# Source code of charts
** START **
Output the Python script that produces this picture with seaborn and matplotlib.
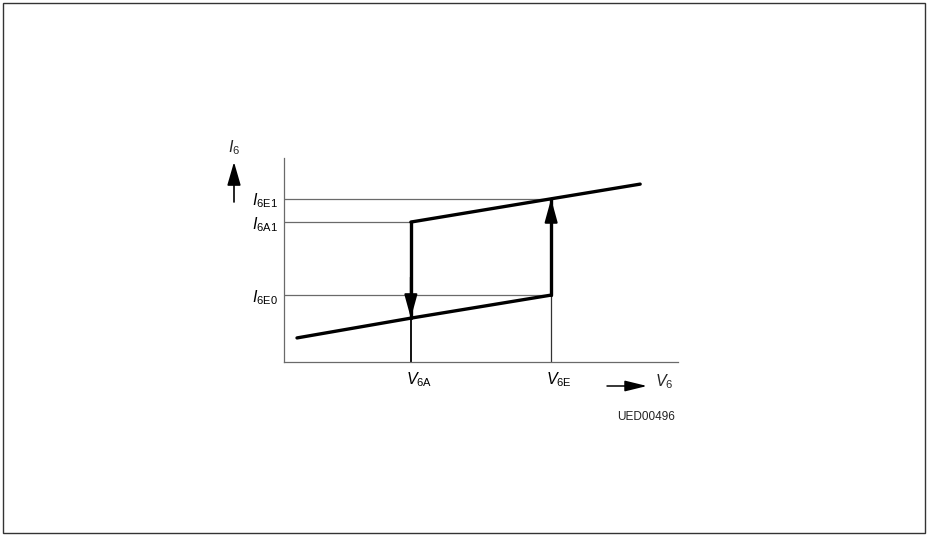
import matplotlib
matplotlib.use("Agg")
import matplotlib.pyplot as plt
import matplotlib.transforms as mtransforms
from matplotlib.patches import Rectangle
import seaborn as sns
import pandas as pd

# Hysteresis characteristic I6 = f(V6), arbitrary units
v_points = [0.33, 3.22, 6.78, 9.04]      # V start, V6A, V6E, V end
i_lower = [1.18, 2.15, 3.28]             # lower branch at v_points[0:3]
i_upper = [6.86, 8.00, 8.72]             # upper branch at v_points[1:4]
v_ticks = [3.22, 6.78]
v_tick_labels = [r"$V_{\mathrm{6A}}$", r"$V_{\mathrm{6E}}$"]
i_ticks = [3.28, 6.86, 8.00]
i_tick_labels = [r"$I_{\mathrm{6E0}}$", r"$I_{\mathrm{6A1}}$", r"$I_{\mathrm{6E1}}$"]
i_guide_ends = [6.78, 3.22, 6.78]        # where each level line meets the loop
drawing_code = "UED00496"

sns.set_theme(style="white")
plt.rcParams["font.family"] = ["Liberation Sans", "DejaVu Sans"]
plt.rcParams["mathtext.fontset"] = "custom"
plt.rcParams["mathtext.rm"] = "Liberation Sans"
plt.rcParams["mathtext.it"] = "Liberation Sans:italic"

W, H = 927, 536
fig = plt.figure(figsize=(W / 100, H / 100), dpi=100)
fig.patch.set_facecolor("white")
ax = fig.add_axes([284 / W, 1 - 362 / H, 394 / W, 204 / H])
ax.set_facecolor("white")
ax.set_xlim(0, 10)
ax.set_ylim(0, 10)

grey = "#6a6a6a"
for sp in ("top", "right"):
    ax.spines[sp].set_visible(False)
for sp in ("left", "bottom"):
    ax.spines[sp].set_color(grey)
    ax.spines[sp].set_linewidth(0.9)

# current level guide lines
for lvl, xend in zip(i_ticks, i_guide_ends):
    ax.plot([0, xend], [lvl, lvl], color=grey, lw=0.9, zorder=1)

v_a, v_e = v_ticks
# thin drop lines to the voltage axis
ax.plot([v_a, v_a], [0, i_lower[1]], color="black", lw=1.3, zorder=2)
ax.plot([v_e, v_e], [0, i_lower[2]], color="#333333", lw=0.9, zorder=2)

# branches of the characteristic
lower = pd.DataFrame({"V": v_points[:3], "I": i_lower})
upper = pd.DataFrame({"V": v_points[1:], "I": i_upper})
sns.lineplot(data=lower, x="V", y="I", ax=ax, color="black", lw=2.4, sort=False,
             estimator=None, zorder=3)
sns.lineplot(data=upper, x="V", y="I", ax=ax, color="black", lw=2.4, sort=False,
             estimator=None, zorder=3)
# switching transitions
ax.plot([v_a, v_a], [i_upper[0], i_lower[1]], color="black", lw=2.4, zorder=3,
        solid_joinstyle="round", solid_capstyle="round")
ax.plot([v_e, v_e], [i_lower[2], i_upper[1]], color="black", lw=2.4, zorder=3,
        solid_capstyle="round")

head = dict(arrowstyle="-|>,head_length=0.8,head_width=0.22", mutation_scale=18,
            color="black", lw=1.5, shrinkA=0, shrinkB=0)
ax.annotate("", xy=(v_a, i_lower[1]), xytext=(v_a, i_lower[1] + 2.0), arrowprops=head, zorder=4)
ax.annotate("", xy=(v_e, i_upper[1]), xytext=(v_e, i_upper[1] - 2.0), arrowprops=head, zorder=4)

ax.set_xlabel("")
ax.set_ylabel("")
ax.set_xticks(v_ticks)
ax.set_xticklabels(v_tick_labels, fontsize=11.5)
ax.set_yticks(i_ticks)
ax.set_yticklabels(i_tick_labels, fontsize=11.5)
ax.tick_params(axis="both", length=0, colors="black")
ax.tick_params(axis="y", pad=4.5)
ax.tick_params(axis="x", pad=6)
shift = mtransforms.ScaledTranslation(-5 / 100, 0, fig.dpi_scale_trans)
for lab in ax.get_xticklabels():
    lab.set_ha("left")
    lab.set_transform(lab.get_transform() + shift)

# axis quantity labels with direction arrows
up_head = dict(arrowstyle="-|>,head_length=0.9,head_width=0.26", mutation_scale=16,
               color="black", lw=1.2, shrinkA=0, shrinkB=0)
ax.annotate("", xy=(234 / W, 1 - 162 / H), xytext=(234 / W, 1 - 202 / H),
            xycoords="figure fraction", textcoords="figure fraction", arrowprops=up_head)
fig.text(228 / W, 1 - 152 / H, r"$I_{6}$", fontsize=11.5, ha="left", va="baseline")
right_head = dict(arrowstyle="-|>,head_length=0.9,head_width=0.22", mutation_scale=15,
                  color="black", lw=1.1, shrinkA=0, shrinkB=0)
ax.annotate("", xy=(647 / W, 1 - 386 / H), xytext=(607 / W, 1 - 386 / H),
            xycoords="figure fraction", textcoords="figure fraction", arrowprops=right_head)
fig.text(655 / W, 1 - 386 / H, r"$V_{6}$", fontsize=11.5, ha="left", va="baseline")

fig.text(675 / W, 1 - 417 / H, drawing_code, fontsize=8.5, ha="right", va="center",
         color="#222222")

# page frame
fig.add_artist(Rectangle((3 / W, 3 / H), 922 / W, 530 / H, transform=fig.transFigure,
                         fill=False, edgecolor="#333333", lw=1.0))

fig.savefig("out.png", dpi=100, facecolor="white")
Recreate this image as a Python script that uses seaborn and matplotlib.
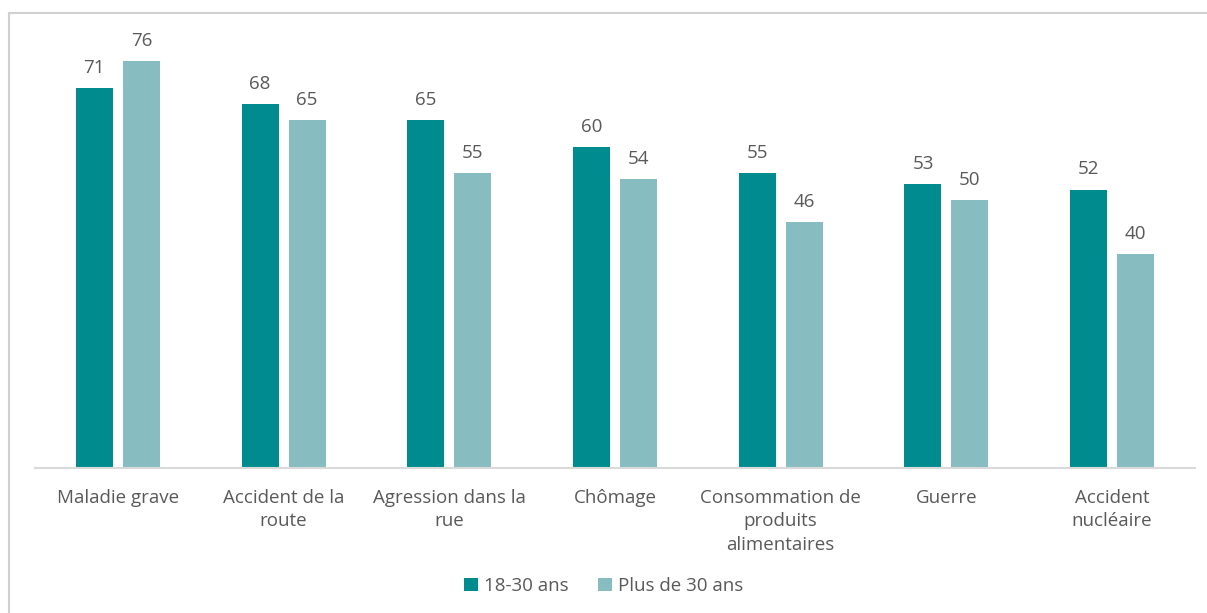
import pandas as pd
import seaborn as sns
import matplotlib.pyplot as plt
from matplotlib.lines import Line2D

# data
categories = ["Maladie grave", "Accident de la\nroute", "Agression dans la\nrue", "Chômage",
              "Consommation de\nproduits\nalimentaires", "Guerre", "Accident\nnucléaire"]
young = [71, 68, 65, 60, 55, 53, 52]
older = [76, 65, 55, 54, 46, 50, 40]
groups = ["18-30 ans", "Plus de 30 ans"]

df = pd.DataFrame({
    "cat": categories * 2,
    "val": young + older,
    "grp": [groups[0]] * len(young) + [groups[1]] * len(older),
})

sns.set_style("white")
plt.rcParams['font.family'] = ['Open Sans', 'DejaVu Sans']
grey = "#595959"

fig = plt.figure(figsize=(12.07, 6.13), dpi=100)
ax = fig.add_axes([35 / 1207, 1 - 468 / 613, 1160 / 1207, 448 / 613])

sns.barplot(data=df, x="cat", y="val", hue="grp", order=categories, hue_order=groups,
            palette=["#008B8F", "#87BCC1"], saturation=1, linewidth=0,
            width=0.567, gap=0.21, ax=ax, legend=True)

for c in ax.containers:
    ax.bar_label(c, fmt="%d", padding=8, fontsize=13.5, color=grey)

ax.set_ylim(0, 83.66)
ax.set_xlim(-0.5, len(categories) - 0.5)
ax.set_xlabel("")
ax.set_ylabel("")
ax.set_yticks([])
ax.tick_params(axis="x", length=0, pad=15, labelsize=13.5, labelcolor=grey)
for lab in ax.get_xticklabels():
    lab.set_verticalalignment("top")
    lab.set_multialignment("center")
    lab.set_linespacing(1.4)
for s in ["top", "right", "left"]:
    ax.spines[s].set_visible(False)
ax.spines["bottom"].set_color("#D9D9D9")
ax.spines["bottom"].set_linewidth(1.5)

ax.legend(loc="center", bbox_to_anchor=(0.5, (613 - 586) / 613), bbox_transform=fig.transFigure,
          ncol=2, frameon=False, fontsize=13.5, labelcolor=grey, handlelength=0.75, handleheight=0.75,
          handletextpad=0.3, columnspacing=1.6)

# outer frame
fig.add_artist(Line2D([9 / 1207, 9 / 1207], [0, 1 - 13 / 613], transform=fig.transFigure,
                      color="#D0D0D0", lw=1.5))
fig.add_artist(Line2D([9 / 1207, 1], [1 - 13 / 613, 1 - 13 / 613], transform=fig.transFigure,
                      color="#D0D0D0", lw=1.5))

plt.savefig("out.png", dpi=100)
** END **
# STATED PROBLEM
Take the lines from the one holding "Recreate this image" to the one holding "from matplotlib.lines import Line2D", both lines included, and give them again exactly, with no pictures.

# EXERCISE RESULT
Recreate this image as a Python script that uses seaborn and matplotlib.
import pandas as pd
import seaborn as sns
import matplotlib.pyplot as plt
from matplotlib.lines import Line2D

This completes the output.